One way to compensate for the poorer signal-to-noise ratio and lower resolution from a weaker magnet is employing a more sensitive detector with better noise filtering properties. Instead, the Hong Kong group opted for a cheaper software approach using deep learning reconstruction methods. They trained their deep learning network to take a low-resolution image as input and transform it into a high-resolution image as if it were obtained from a high-magnetic field MRI scan. Thus, the training and test sets consisted of lower resolution 0.05 Tesla images paired with 3 Tesla images from the same subject.

In this manner, starting with 0.05 T data acquired at 3 mm (low) resolution, they were able to generate 1 mm (high) resolution images improving image quality and restoring fine neuroanatomical structures (see Figure 1). In the paper, the authors state that the method enabled clear identification of structural details in organs such as liver, kidneys, stomach, pancreas, spleen, and spine. In the future, one may expect to see more examples of AI software systems helping to overcome hardware limitations. 
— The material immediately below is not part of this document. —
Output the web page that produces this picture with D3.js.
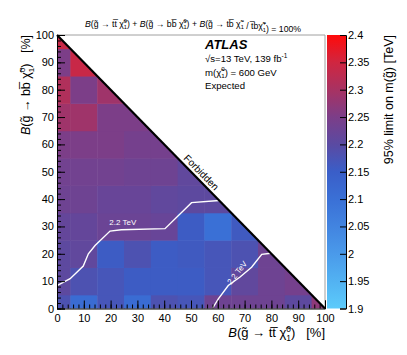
<!DOCTYPE html>
<html>
<head>
<meta charset="utf-8">
<script src="https://cdn.jsdelivr.net/npm/d3@7"></script>
<style>
  body { margin: 0; background: #fff; }
  text { font-family: "Liberation Sans", Arial, Helvetica, sans-serif; }
</style>
</head>
<body>
<div id="chart"></div>
<script>
// Branching ratio bins (%), x: gluino -> tt chi, y: gluino -> bb chi
const ttFrac = [0, 10, 20, 30, 40, 50, 60, 70, 80, 90, 100];
const bbFrac = [0, 10, 20, 30, 40, 50, 60, 70, 80, 90, 100];

// Expected 95% CL limit on m(gluino) [TeV]; row i <-> bbFrac[i], entry j <-> ttFrac[j]
const limitRows = [
  [2.18, 2.11, 2.17, 2.11, 2.18, 2.17, 2.23, 2.23, 2.23, 2.205, 2.27],
  [2.205, 2.18, 2.17, 2.155, 2.155, 2.155, 2.17, 2.21, 2.23, 2.24],
  [2.205, 2.21, 2.155, 2.18, 2.155, 2.16, 2.17, 2.18, 2.23],
  [2.215, 2.215, 2.225, 2.225, 2.22, 2.155, 2.10, 2.16],
  [2.23, 2.23, 2.22, 2.22, 2.21, 2.205, 2.205],
  [2.235, 2.235, 2.235, 2.23, 2.23, 2.21],
  [2.25, 2.25, 2.25, 2.24, 2.24],
  [2.29, 2.29, 2.25, 2.25],
  [2.31, 2.25, 2.29],
  [2.25, 2.34],
  [2.34]
];

// 2.2 TeV iso-limit contours, [tt %, bb %]
const contourLeft = [[0, 8.4], [4.9, 10.9], [9.8, 15.5], [11.7, 20], [14.2, 23], [19.8, 28.3],
  [24, 28.8], [40.3, 29.2], [50.2, 38.7], [60.5, 39.5]];
const contourRight = [[58, 0], [60.2, 3.5], [63.9, 8.4], [68.3, 11.5], [72.6, 15.1], [76.4, 19.8], [79.8, 20.2]];

const axisTicks = [0, 10, 20, 30, 40, 50, 60, 70, 80, 90, 100];
const colorTicks = [1.9, 1.95, 2.0, 2.05, 2.1, 2.15, 2.2, 2.25, 2.3, 2.35, 2.4];

// palette, blue (low) -> purple -> red (high)
const paletteStops = [1.9, 1.95, 2.0, 2.05, 2.1, 2.15, 2.2, 2.25, 2.3, 2.35, 2.4];
const paletteColours = ["#5ccbfb", "#52b2f2", "#4a9aea", "#4284e0", "#3a70d6", "#3a5ec8",
  "#5a4aa2", "#7c3e88", "#a83262", "#d02640", "#ff0a0a"];

const width = 407, height = 355;
const frame = {left: 57, right: 325, top: 35, bottom: 308.5};
const cbar = {left: 327, right: 346};

const svg = d3.select("#chart").append("svg")
    .attr("width", width)
    .attr("height", height);

const x = d3.scaleLinear().domain([0, 100]).range([frame.left, frame.right]);
const y = d3.scaleLinear().domain([0, 100]).range([frame.bottom, frame.top]);
const colour = d3.scaleLinear().domain(paletteStops).range(paletteColours).clamp(true);
const cScale = d3.scaleLinear().domain([1.9, 2.4]).range([frame.bottom, frame.top]);

// Helper to write ROOT-like labels: italic letters, chi with stacked sub/superscripts
function writeLabel(textSel, segs, fs) {
  let carryDy = 0;
  const span = () => {
    const t = textSel.append("tspan");
    if (carryDy) { t.attr("dy", carryDy); carryDy = 0; }
    return t;
  };
  segs.forEach(s => {
    if (typeof s === "string") {
      span().text(s);
    } else if (s.i) {
      span().attr("font-style", "italic").text(s.i);
    } else if (s.chi) {
      span().text("\u03c7\u0303");
      const sup = textSel.append("tspan")
          .attr("font-size", fs * 0.65)
          .attr("dy", -fs * 0.42)
          .text(s.chi[1]);
      const w = sup.node().getComputedTextLength();
      const sub = textSel.append("tspan")
          .attr("font-size", fs * 0.65)
          .attr("dx", -w)
          .attr("dy", fs * 0.72)
          .text(s.chi[0]);
      const ws = sub.node().getComputedTextLength();
      carryDy = -fs * 0.3;
      if (w > ws) {
        textSel.append("tspan").attr("dx", w - ws).attr("dy", carryDy).text("");
        carryDy = 0;
      }
    }
  });
}

const g = "g\u0303", arrow = "\u2192";
const tbar = "t\u0305", bbar = "b\u0305";

// --- heat map cells, clipped to the allowed triangle
svg.append("clipPath").attr("id", "tri")
  .append("path")
    .attr("d", d3.line()([[x(0), y(0)], [x(100), y(0)], [x(0), y(100)]]) + "Z");

const cells = [];
limitRows.forEach((row, i) => row.forEach((v, j) => cells.push({tt: ttFrac[j], bb: bbFrac[i], v: v})));

svg.append("g")
    .attr("clip-path", "url(#tri)")
  .selectAll("rect")
  .data(cells)
  .join("rect")
    .attr("x", d => x(Math.max(0, d.tt - 5)))
    .attr("y", d => y(Math.min(100, d.bb + 5)))
    .attr("width", d => x(Math.min(100, d.tt + 5)) - x(Math.max(0, d.tt - 5)) + 0.5)
    .attr("height", d => y(Math.max(0, d.bb - 5)) - y(Math.min(100, d.bb + 5)) + 0.5)
    .attr("fill", d => colour(d.v));

// --- frame (top and right sides)
svg.append("path")
    .attr("d", `M${frame.left},${frame.top}H${frame.right}V${frame.bottom}`)
    .attr("fill", "none")
    .attr("stroke", "#a0a0a0")
    .attr("stroke-width", 1);

// --- contours
const line = d3.line().x(d => x(d[0])).y(d => y(d[1]));
[contourLeft, contourRight].forEach(c => {
  svg.append("path")
      .attr("d", line(c))
      .attr("fill", "none")
      .attr("stroke", "#fff")
      .attr("stroke-width", 1.4);
});

svg.append("text")
    .attr("x", x(19.5))
    .attr("y", y(30.6))
    .attr("fill", "#fff")
    .style("font-size", "8px")
    .text("2.2 TeV");

svg.append("text")
    .attr("transform", `translate(${x(68)},${y(12.5)}) rotate(-52)`)
    .attr("text-anchor", "middle")
    .attr("fill", "#fff")
    .style("font-size", "8px")
    .text("2.2 TeV");

// --- kinematic boundary
svg.append("line")
    .attr("x1", x(0)).attr("y1", y(100))
    .attr("x2", x(100)).attr("y2", y(0))
    .attr("stroke", "#000")
    .attr("stroke-width", 2.2);

const diagAngle = Math.atan2(y(0) - y(100), x(100) - x(0)) * 180 / Math.PI;
svg.append("text")
    .attr("transform", `translate(${x(52)},${y(48)}) rotate(${diagAngle})`)
    .attr("text-anchor", "middle")
    .attr("dy", -3.5)
    .style("font-size", "10px")
    .text("Forbidden");

// --- axes with ROOT-style inward ticks
function styleAxis(sel) {
  sel.selectAll("text").style("font-size", "11px").attr("fill", "#000");
  sel.selectAll("line").attr("stroke", "#000");
  sel.select(".domain").attr("stroke", "#000");
}

const xAxis = svg.append("g")
    .attr("transform", `translate(0,${frame.bottom})`)
    .call(d3.axisBottom(x).tickValues(axisTicks).tickSize(-8).tickPadding(3).tickFormat(d3.format("d")))
    .call(styleAxis);
xAxis.selectAll("text").attr("dy", "0.95em");

svg.append("g")
    .attr("transform", `translate(0,${frame.bottom})`)
    .call(d3.axisBottom(x).tickValues(d3.range(0, 101, 2)).tickSize(-4).tickFormat(""))
    .call(styleAxis)
    .select(".domain").remove();

svg.append("g")
    .attr("transform", `translate(${frame.left},0)`)
    .call(d3.axisLeft(y).tickValues(axisTicks).tickSize(-8).tickPadding(3).tickFormat(d3.format("d")))
    .call(styleAxis);

svg.append("g")
    .attr("transform", `translate(${frame.left},0)`)
    .call(d3.axisLeft(y).tickValues(d3.range(0, 101, 2)).tickSize(-4).tickFormat(""))
    .call(styleAxis)
    .select(".domain").remove();

// axis titles
const xTitle = svg.append("text")
    .attr("x", frame.right)
    .attr("y", 337)
    .attr("text-anchor", "end")
    .style("font-size", "13px")
    .style("white-space", "pre");
writeLabel(xTitle, [{i: "B"}, `(${g} ${arrow} t${tbar} `, {chi: ["1", "0"]}, ")   [%]"], 13);

const yTitle = svg.append("text")
    .attr("transform", `translate(30,${frame.top}) rotate(-90)`)
    .attr("text-anchor", "end")
    .style("font-size", "12.5px")
    .style("white-space", "pre");
writeLabel(yTitle, [{i: "B"}, `(${g} ${arrow} b${bbar} `, {chi: ["1", "0"]}, ")   [%]"], 12.5);

// --- colour bar
const grad = svg.append("defs").append("linearGradient")
    .attr("id", "cbar")
    .attr("x1", 0).attr("y1", 1).attr("x2", 0).attr("y2", 0);
grad.selectAll("stop")
  .data(paletteStops)
  .join("stop")
    .attr("offset", d => (d - 1.9) / 0.5)
    .attr("stop-color", d => colour(d));

svg.append("rect")
    .attr("x", cbar.left)
    .attr("y", frame.top)
    .attr("width", cbar.right - cbar.left)
    .attr("height", frame.bottom - frame.top)
    .attr("fill", "url(#cbar)");

svg.append("g")
    .attr("transform", `translate(${cbar.right},0)`)
    .call(d3.axisRight(cScale).tickValues(colorTicks).tickSize(-6).tickPadding(2)
      .tickFormat(d => String(+d.toFixed(2))))
    .call(styleAxis);

svg.append("text")
    .attr("transform", `translate(393,${frame.top}) rotate(-90)`)
    .attr("text-anchor", "end")
    .style("font-size", "12.5px")
    .text(`95% limit on m(${g}) [TeV]`);

// --- plot title
const title = svg.append("text")
    .attr("x", 193)
    .attr("y", 26.5)
    .attr("text-anchor", "middle")
    .style("font-size", "8.7px")
    .style("white-space", "pre");
writeLabel(title, [
  {i: "B"}, `(${g} ${arrow} t${tbar} `, {chi: ["1", "0"]}, ") + ",
  {i: "B"}, `(${g} ${arrow} b${bbar} `, {chi: ["1", "0"]}, ") + ",
  {i: "B"}, `(${g} ${arrow} t${bbar} `, {chi: ["1", "\u2212"]}, ` / ${tbar}b`, {chi: ["1", "+"]}, ") = 100%"
], 8.7);

// --- ATLAS label
const lab = svg.append("g").attr("transform", "translate(205,0)");
lab.append("text")
    .attr("y", 48.5)
    .style("font-size", "13px")
    .style("font-weight", "bold")
    .style("font-style", "italic")
    .text("ATLAS");
const l2 = lab.append("text").attr("y", 62).style("font-size", "9.6px");
l2.append("tspan").text("\u221as=13 TeV, 139 fb");
l2.append("tspan").attr("font-size", 6.5).attr("dy", -4).text("-1");
const l3 = lab.append("text").attr("y", 75.5).style("font-size", "9.6px").style("white-space", "pre");
writeLabel(l3, ["m(", {chi: ["1", "0"]}, ") = 600 GeV"], 9.6);
lab.append("text").attr("y", 89).style("font-size", "9.6px").text("Expected");
</script>
</body>
</html>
As with any machine learning algorithm, the ultimate test is when the ULF scanner is used widely in the real world. Often there is a performance decay as the system encounters unexpected or novel input data (e.g. noisier images in clinic setting) significantly different from the data the method was originally trained and tested on. These out-of-distribution (OOD) data may cause the algorithm to reconstruct an inaccurate high-resolution image. So it is important for the ULF MRI to have its accuracy periodically re-evaluated.

But the benefits of a cheaper more portable MRI scanner are substantial which the authors highlight in their conclusions:

"Moreover, we demonstrated the potential of deep learning image formation to substantially augment 0.05 Tesla image quality by exploiting computing and extensive high-field MRI data. These advances pave the way for affordable, patient-centric, and deep learning–powered ULF MRI scanners, addressing unmet clinical needs in diverse healthcare settings worldwide."

Figure 1. Before and after deep learning reconstruction  and enhancementof 0.05 T MRI images. For each image pair, the left image represents the raw output image from Ultra- MRI scanner, and the right image represents the higher-resolution image after deep learning image processing. Anatomical details are seen more clearly in the image on the right (from Zhao et al. Science, 2024).